The HP Slimline 290, as the name suggests, is a slim, small form factor desktop computer. The 290-p0014 is a Best Buy SKU for $800, although I haven’t seen it on display on the store shelves.
The form factor of the recent Slimline series (270, 290) has been a good balance between performance and foot print. It’s small enough to be unobtrusive when placed on the desk; and large enough to accommodate high-performance CPUs such as the Intel Core i7-8700. It’s also a lot easier to move than a traditional ATX tower if you ever need to relocate it.
Speaking of performance, the i7-8700 is a very fast CPU. Its Turbo Boost clock is only 0.1 GHz (2%) behind the well-reviewed i7-8700K, which is generally regarded as one of the best consumer CPUs for the better part of 2018. You can expect the same responsiveness in everyday tasks as the i7-8700K. I expect its performance to remain competitive going into 2019 even with the release of 9th gen Core CPUs, due to the lack of Hyper-Threading on the newer models.
The Slimline 290 is a direct successor to the Slimline 270 which I also owned. Besides the obvious change from the 7th-gen to 8th-gen Intel Core CPUs, there are many other subtle changes that make the Slimline a much more mature and polished desktop computer.
8th-gen Intel Core is a major step forward
The performance improvement going from 7th-gen to 8th-gen is much greater than what these two numbers seem to suggest. In fact, it’s more like going from 4 to 6. After using a quad-core architecture for mainstream processors for (too) many years, Intel finally moved to a hex-core architecture. Expect 50% improvement more or less in heavy workloads.
Higher wattage CPU
Not only is the CPU better architecturally, they are now 65-Watt TDP parts vs. 35-Watt TDP parts on the 270. Higher TDP allows for higher clock speeds, which translates especially well into a computer’s responsiveness and “snappiness”. The higher power budget or thermal headroom is enabled by a beefier heatsink and redesigned air duct that improves the air flow inside the case.
Redesigned keyboard and mouse
Input devices are not to be overlooked if one cares about the user experience. The keyboard and mouse that came with the old 270 were THE worst input devices I had over used. The keyboard had all keys cramped together without clear functional separation. The mouse buttons require way too much a force to actuate. The looked atrocious, too.
The set that comes with the 290 is much improved and is above average. Quite sleek actually.
Dual-slot PCIe expansion
The Slimline 270 had only a single slot for PCIe expansion card in the case. The 290 increases that to 2 for better compatibility with, say, discrete video cards. The GTX 1050 Ti looks like a great option here if you want more graphics processing power. The slots also support tool-less installation.
M.2 slot for PCIe NVMe SSD
Just like the 270, the 290 has a M.2 slot that takes PCIe NVMe solid state drives. It has been relocated to the front of the motherboard to make room for the additional PCIe 1x slot, which made it a little more difficult to access compared to the 270.

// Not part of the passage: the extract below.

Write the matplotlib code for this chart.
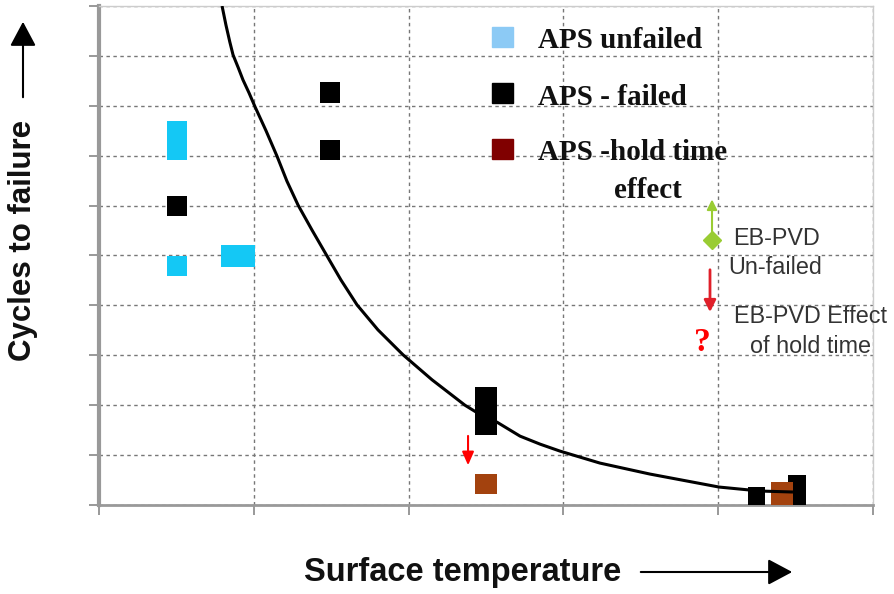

Higher-efficiency power supply unit
The PSU is now 80 Plus Gold rated. The 270 had a 80 Plus Bronze rated unit. It’s great to see higher efficiency components in OEM computers.
Rubber feet vs. Metal feet
For whatever reason, HP used 2 metal feet and 2 rubber feet on the Slimline 270 (and many other desktop products). I don’t like this design because it could easily scratch desk surfaces. The Slimline 290 has all rubber feet.
Redesigned front panel connection
The 270 had a standalone front panel assembly that uses cables to connect the USB ports, headphone jack and card reader to the motherboard. It was well thought out, as all the cables that just the right length, but did increase the cable clutter in the case. The 290, on the other hand, has front panel ports built right into the motherboard. This made the internals much cleaner, and you don’t need to worry about the internal connectors not plugged in correctly. However, if for some reason the front panel ports needs repair or replacement, one now needs to replace the whole motherboard, which could be much more expensive than simply a passive device.
Excellent front panel audio output
The audio codec chip has been moved from the rear of the motherboard to the front of the motherboard, right next to the front panel headphone/mic jack. I personally use front panel audio far more frequently than the rear ones, so I think this is a great change that will reduce the interference on the front panel output. In fact, the front panel output is indeed dead silent when nothing is playing. This may sound trivial, but it actually requires some engineering to achieve that. The rear output on this computer cannot do that; Lenovo ThinkCentre M700 Tiny desktops cannot do that. On these, you would hear a background humming noise even when nothing is playing.